* _YOUR INSTRUCTIONS_
Starting at the first line of the listing below, repeat each line up to and including the one containing "const depthTicks = [0, -1000, -2000, -3000, -4000];". Leave out pictures.
#### COLLECTED MATERIAL
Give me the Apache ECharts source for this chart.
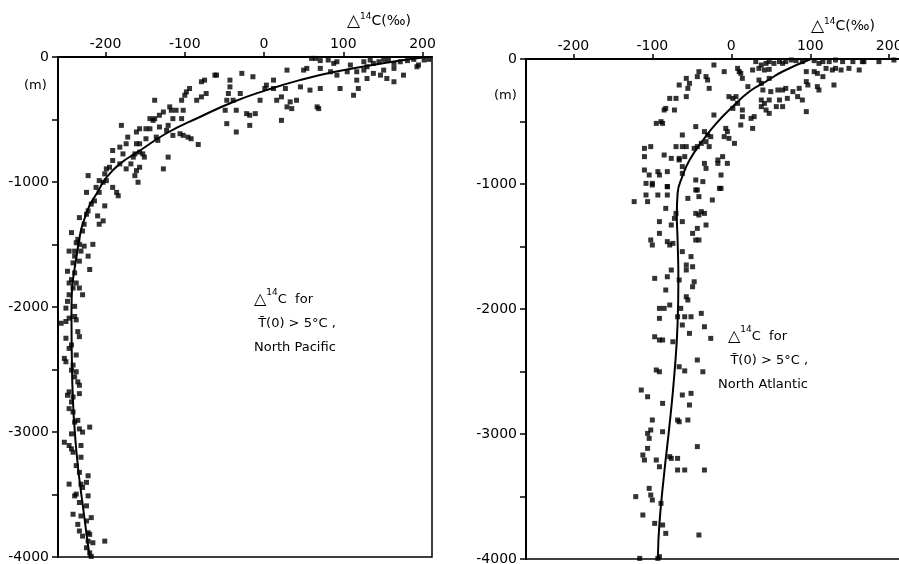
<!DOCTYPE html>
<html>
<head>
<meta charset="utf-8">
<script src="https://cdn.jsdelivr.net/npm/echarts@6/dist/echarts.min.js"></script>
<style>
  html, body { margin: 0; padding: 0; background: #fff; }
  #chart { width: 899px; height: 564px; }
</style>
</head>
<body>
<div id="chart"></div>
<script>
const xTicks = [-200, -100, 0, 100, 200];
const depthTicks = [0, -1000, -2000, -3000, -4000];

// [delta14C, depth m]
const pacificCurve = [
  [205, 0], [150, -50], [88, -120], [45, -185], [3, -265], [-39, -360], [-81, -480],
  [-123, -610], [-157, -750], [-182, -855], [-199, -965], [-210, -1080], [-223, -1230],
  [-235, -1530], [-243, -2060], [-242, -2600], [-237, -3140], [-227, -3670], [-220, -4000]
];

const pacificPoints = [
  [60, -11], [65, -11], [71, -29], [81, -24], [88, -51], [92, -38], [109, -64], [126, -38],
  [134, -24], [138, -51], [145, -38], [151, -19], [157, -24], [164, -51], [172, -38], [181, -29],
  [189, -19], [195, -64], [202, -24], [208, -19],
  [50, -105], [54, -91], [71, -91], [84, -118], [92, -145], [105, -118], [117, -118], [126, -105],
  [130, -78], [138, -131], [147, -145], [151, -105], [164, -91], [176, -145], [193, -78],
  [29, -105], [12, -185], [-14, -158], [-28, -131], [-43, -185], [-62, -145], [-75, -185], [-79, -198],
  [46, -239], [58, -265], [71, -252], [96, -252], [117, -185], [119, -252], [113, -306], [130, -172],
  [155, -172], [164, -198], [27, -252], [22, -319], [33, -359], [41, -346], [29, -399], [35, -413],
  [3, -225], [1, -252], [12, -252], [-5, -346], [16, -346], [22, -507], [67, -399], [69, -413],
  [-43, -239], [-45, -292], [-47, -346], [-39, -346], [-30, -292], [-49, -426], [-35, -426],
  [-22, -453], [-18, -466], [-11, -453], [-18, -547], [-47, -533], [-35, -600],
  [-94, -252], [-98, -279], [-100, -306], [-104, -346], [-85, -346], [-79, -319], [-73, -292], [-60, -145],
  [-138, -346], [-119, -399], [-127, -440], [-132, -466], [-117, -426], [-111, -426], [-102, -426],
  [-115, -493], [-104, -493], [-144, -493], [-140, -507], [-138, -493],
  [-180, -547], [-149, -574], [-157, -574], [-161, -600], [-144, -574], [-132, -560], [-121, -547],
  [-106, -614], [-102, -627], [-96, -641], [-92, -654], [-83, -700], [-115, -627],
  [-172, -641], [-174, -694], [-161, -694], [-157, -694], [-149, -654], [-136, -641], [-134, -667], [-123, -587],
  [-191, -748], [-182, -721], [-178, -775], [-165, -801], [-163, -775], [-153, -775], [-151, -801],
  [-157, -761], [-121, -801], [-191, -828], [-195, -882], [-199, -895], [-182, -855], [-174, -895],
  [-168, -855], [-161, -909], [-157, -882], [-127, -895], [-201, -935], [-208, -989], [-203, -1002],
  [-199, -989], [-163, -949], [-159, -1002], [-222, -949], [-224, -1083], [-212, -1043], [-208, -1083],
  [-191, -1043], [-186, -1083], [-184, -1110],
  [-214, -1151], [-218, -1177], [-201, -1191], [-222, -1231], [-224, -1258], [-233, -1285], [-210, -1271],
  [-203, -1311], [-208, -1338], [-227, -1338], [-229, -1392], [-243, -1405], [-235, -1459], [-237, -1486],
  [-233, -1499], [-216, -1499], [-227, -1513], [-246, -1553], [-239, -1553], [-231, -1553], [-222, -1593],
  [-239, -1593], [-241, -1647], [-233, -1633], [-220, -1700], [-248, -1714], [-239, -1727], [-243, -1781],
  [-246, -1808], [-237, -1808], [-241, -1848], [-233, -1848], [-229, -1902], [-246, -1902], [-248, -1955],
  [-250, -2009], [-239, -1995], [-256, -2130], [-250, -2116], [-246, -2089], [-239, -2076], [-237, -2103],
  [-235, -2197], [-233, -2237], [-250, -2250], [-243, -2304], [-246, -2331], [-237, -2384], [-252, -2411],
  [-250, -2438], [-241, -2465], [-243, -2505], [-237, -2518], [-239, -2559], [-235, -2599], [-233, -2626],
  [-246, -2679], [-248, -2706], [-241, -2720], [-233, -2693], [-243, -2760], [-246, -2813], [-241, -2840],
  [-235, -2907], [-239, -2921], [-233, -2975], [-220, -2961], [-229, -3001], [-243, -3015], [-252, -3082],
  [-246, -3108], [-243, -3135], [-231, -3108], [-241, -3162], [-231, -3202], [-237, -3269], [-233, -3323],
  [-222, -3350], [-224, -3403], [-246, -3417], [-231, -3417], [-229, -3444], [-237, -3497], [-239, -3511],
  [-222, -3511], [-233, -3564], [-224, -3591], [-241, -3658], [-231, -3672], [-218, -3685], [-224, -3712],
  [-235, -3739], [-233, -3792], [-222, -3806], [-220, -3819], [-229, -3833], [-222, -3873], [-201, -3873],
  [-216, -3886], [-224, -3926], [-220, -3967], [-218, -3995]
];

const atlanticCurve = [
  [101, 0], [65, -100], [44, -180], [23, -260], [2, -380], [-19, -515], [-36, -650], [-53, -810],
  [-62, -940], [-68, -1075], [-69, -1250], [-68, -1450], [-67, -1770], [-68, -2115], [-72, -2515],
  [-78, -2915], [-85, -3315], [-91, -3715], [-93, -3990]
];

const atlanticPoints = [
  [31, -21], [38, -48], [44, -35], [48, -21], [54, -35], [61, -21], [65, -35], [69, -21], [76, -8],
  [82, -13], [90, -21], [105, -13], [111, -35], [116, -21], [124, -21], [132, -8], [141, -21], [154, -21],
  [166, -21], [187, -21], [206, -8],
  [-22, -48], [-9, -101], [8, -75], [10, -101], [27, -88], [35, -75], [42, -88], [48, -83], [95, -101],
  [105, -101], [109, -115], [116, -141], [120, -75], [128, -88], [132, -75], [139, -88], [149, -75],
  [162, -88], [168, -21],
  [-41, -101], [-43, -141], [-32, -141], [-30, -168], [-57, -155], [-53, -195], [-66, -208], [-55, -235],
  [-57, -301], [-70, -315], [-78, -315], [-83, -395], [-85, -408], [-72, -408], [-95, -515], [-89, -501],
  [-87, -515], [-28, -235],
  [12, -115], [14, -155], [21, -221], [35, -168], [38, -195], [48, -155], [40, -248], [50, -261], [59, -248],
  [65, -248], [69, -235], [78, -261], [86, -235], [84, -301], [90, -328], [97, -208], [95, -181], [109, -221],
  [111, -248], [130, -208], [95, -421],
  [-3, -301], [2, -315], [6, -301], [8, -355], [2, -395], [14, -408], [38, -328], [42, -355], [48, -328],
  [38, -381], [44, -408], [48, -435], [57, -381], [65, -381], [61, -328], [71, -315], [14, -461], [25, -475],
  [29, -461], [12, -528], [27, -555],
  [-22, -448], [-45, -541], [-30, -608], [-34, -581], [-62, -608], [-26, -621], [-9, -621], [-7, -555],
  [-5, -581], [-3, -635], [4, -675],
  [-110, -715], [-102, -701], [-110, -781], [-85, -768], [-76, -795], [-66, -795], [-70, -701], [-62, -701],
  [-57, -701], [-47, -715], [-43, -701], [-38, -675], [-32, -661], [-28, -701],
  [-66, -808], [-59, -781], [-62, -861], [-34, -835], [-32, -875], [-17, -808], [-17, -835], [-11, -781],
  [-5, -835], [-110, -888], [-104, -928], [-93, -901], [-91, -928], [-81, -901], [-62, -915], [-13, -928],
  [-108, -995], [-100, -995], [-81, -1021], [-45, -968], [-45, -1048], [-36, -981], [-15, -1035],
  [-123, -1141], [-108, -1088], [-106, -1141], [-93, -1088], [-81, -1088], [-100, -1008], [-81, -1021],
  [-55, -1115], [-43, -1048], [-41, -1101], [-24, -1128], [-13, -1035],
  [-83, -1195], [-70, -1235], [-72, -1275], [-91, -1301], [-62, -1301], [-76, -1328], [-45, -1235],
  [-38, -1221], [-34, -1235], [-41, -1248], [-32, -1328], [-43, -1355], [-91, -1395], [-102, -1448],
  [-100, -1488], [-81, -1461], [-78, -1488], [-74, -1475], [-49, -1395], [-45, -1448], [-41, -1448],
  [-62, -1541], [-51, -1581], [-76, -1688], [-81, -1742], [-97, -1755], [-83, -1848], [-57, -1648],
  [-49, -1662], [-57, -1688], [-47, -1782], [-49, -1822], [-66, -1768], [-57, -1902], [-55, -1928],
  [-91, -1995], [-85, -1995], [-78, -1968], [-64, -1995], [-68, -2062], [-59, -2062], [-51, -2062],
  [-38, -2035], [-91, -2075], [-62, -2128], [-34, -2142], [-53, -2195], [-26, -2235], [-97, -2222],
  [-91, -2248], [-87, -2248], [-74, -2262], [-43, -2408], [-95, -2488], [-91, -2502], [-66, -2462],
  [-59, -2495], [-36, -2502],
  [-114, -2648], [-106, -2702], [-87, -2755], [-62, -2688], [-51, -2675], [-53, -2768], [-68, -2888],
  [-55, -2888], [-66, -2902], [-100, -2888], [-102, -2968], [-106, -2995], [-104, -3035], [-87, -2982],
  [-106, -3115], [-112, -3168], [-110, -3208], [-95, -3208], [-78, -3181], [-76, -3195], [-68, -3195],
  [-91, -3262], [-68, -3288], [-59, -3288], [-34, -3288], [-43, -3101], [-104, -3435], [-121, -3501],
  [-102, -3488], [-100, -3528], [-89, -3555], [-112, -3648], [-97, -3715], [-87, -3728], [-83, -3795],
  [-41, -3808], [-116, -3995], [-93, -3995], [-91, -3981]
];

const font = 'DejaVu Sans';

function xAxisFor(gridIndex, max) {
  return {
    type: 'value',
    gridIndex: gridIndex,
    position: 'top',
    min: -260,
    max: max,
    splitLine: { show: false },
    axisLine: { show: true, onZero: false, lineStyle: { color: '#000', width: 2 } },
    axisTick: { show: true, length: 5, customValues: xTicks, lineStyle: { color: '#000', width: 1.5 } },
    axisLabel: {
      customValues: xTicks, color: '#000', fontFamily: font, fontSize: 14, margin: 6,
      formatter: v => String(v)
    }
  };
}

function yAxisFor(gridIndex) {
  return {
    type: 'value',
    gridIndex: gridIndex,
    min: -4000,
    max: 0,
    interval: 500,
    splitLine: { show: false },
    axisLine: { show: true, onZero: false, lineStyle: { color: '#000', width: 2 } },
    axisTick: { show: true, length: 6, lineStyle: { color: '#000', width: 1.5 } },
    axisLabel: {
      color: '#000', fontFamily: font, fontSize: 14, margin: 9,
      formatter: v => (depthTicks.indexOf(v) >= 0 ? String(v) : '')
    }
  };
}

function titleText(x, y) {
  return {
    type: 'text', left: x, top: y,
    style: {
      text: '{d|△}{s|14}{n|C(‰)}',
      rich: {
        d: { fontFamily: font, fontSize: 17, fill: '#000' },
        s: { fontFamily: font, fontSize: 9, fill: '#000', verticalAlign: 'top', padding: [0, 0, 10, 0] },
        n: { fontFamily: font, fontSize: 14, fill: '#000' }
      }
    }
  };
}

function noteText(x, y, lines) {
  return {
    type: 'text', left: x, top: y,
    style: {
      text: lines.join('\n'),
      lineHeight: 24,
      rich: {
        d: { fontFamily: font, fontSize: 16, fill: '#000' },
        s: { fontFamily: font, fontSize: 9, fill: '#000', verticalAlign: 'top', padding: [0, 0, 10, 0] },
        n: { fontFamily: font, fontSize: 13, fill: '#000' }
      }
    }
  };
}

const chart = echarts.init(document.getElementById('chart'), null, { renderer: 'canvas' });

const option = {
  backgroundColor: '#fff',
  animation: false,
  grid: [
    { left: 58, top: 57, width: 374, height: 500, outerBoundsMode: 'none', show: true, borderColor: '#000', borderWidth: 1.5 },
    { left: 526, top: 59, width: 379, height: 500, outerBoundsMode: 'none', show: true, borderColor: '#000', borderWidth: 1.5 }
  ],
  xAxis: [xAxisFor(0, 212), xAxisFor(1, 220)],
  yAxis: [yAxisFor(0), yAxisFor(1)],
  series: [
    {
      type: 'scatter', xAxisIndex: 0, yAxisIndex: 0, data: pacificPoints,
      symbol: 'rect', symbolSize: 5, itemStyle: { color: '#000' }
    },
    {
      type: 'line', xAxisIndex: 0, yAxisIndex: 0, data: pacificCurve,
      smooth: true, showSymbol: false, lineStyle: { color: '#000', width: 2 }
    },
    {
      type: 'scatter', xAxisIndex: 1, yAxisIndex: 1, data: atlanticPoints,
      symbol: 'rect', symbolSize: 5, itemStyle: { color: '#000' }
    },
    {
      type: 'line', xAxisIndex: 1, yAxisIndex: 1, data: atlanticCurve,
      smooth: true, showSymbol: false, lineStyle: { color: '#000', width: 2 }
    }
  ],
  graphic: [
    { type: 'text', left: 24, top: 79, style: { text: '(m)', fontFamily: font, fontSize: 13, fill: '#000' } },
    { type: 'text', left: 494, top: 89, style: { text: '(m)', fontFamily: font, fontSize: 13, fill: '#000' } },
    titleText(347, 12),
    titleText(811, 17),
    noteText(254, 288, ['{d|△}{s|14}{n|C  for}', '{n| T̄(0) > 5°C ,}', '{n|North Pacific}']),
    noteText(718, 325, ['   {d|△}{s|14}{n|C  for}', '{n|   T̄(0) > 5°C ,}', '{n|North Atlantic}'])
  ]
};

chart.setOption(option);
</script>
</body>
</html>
########
* _FINISHED TASK_
Give me the Apache ECharts source for this chart.
<!DOCTYPE html>
<html>
<head>
<meta charset="utf-8">
<script src="https://cdn.jsdelivr.net/npm/echarts@6/dist/echarts.min.js"></script>
<style>
  html, body { margin: 0; padding: 0; background: #fff; }
  #chart { width: 899px; height: 564px; }
</style>
</head>
<body>
<div id="chart"></div>
<script>
const xTicks = [-200, -100, 0, 100, 200];
const depthTicks = [0, -1000, -2000, -3000, -4000];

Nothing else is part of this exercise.